After one prefect stepped down and another left the school just within the last two weeks, dorm leadership is rapidly on the decline. But rather than appoint emergency replacements, Wyoming Catholic College decided to “not let an emergency go to waste” with a quite different response. Taking advantage of the opportunity and temporarily suspending a rule of campus life, just as they temporarily suspended the technology policy last semester, there will be no prefects for the rest of the semester. Not that the school has anything against prefects of course, but as some democratically leaning freshmen have expressed concerns that “the prefect system is pointless and antiquated” the school is attempting to prove them wrong by giving haters just what they want for a semester, a school without prefects.
Trends of students behaving in a fearfully unenlightened and democratic manner, even to the point of calling for direct election of school officials, heated up last semester with the arrival of the extremely modern and revolutionary Class of 2023. Things culminated, however in one response to the IIT-directed school prefect survey, a scientific attempt to predict the school administration’s appointees for next year.
Hiding behind the anonymity of the internet, this respondee vehemently attacked all of WCC’s rule of law as an institution and the defenders of that rule saying: “The prefect system is antiquated and no longer meaningful.”
Such an attack was followed up by “Choose Democracy Now” posters all over campus, and “could have contributed to hidden pressure that made one prefect step down” as one school security analyst reported to IIT News. Not wanting to cave to these demands as they officially proclaim, the school in a way has caved, albeit temporarily with today’s temporary suspension of the office, but “hopes that students will see the errors and corruption of soul that come necessarily with democracy”. “We hope they’ll choose to order themselves better when they realize how bad things will get out without prefects. And they will” says Student Life Office director Mark Minston. The change takes effective immediately, meaning that beginning tonight, curfew will not be checked, dress code will not be enforced, and any other demands of the student handbook will be enforced only when Student Life Office personnel are around.

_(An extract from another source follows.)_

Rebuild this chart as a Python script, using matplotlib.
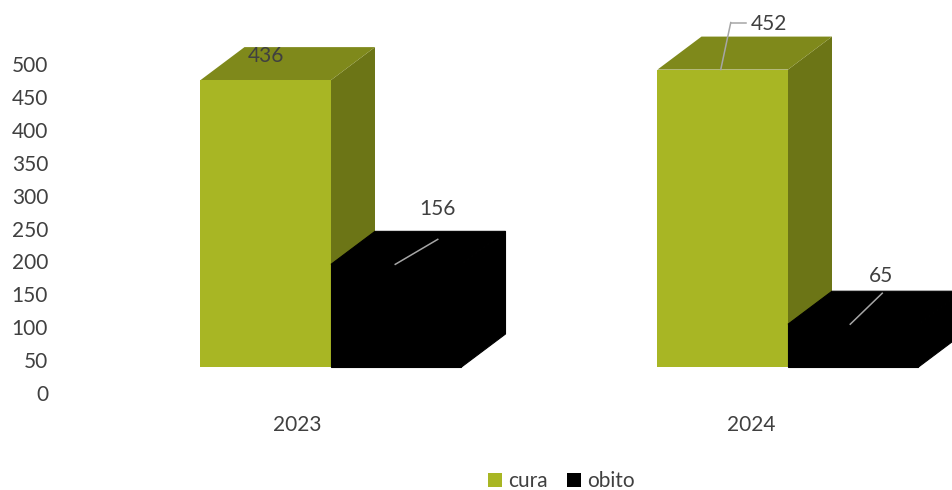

Cheers of freedom met this announcement in Frassati Hall this morning from freshmen eager for a chance at “freedom”. However, those more educated and wiser hope this “test” ends even sooner than the end of the semester. Jerry Callaway, a senior from Texas comments: “All of us but those freshmen have read the Republic. We know what will happen. Why the school is caving to these demands, even just to illustrate the Republic, is beyond us, but we can only hope this depraved state of affairs ends before we have absolutely massive consequences.
WCC Security will be standing by should any riots, unauthorized fight-nights, or gross violations of even freshman level understanding of justice occur, but “the next few weeks will be quite wild” was all Security Chief Andrew Matthews, a sophomore from Oregon would tell us. In the absence of prefects “dorms could see severe damage” his assistant Crispus Otmar Urgo of North Carolina also warns, while Baldwin Triumvirate head sophomore Matthew White, warns of “heavy traffic, disordered dress, and students out after curfew every night in school buildings.”
Jack Swindell, a captain in the national guard and also a sophomore at WCC has offered the support of his unit should any trouble rise to even greater levels, a support which is probably the only reason the school is actually trusting events letting this “lesson”, as they call it, happen.
With the reinstatement of the current government system planned for next year, the school also plans to appoint dorm tyrants along with prefects to provide full military as well as civil leadership to each dorm. In an attempt to move closer to the ideal city, the school also plans according to a leaked internal memo to rename both positions to simply “Guardians” and possible further changes depending on how totally this semester’s example will squash future democratic leanings.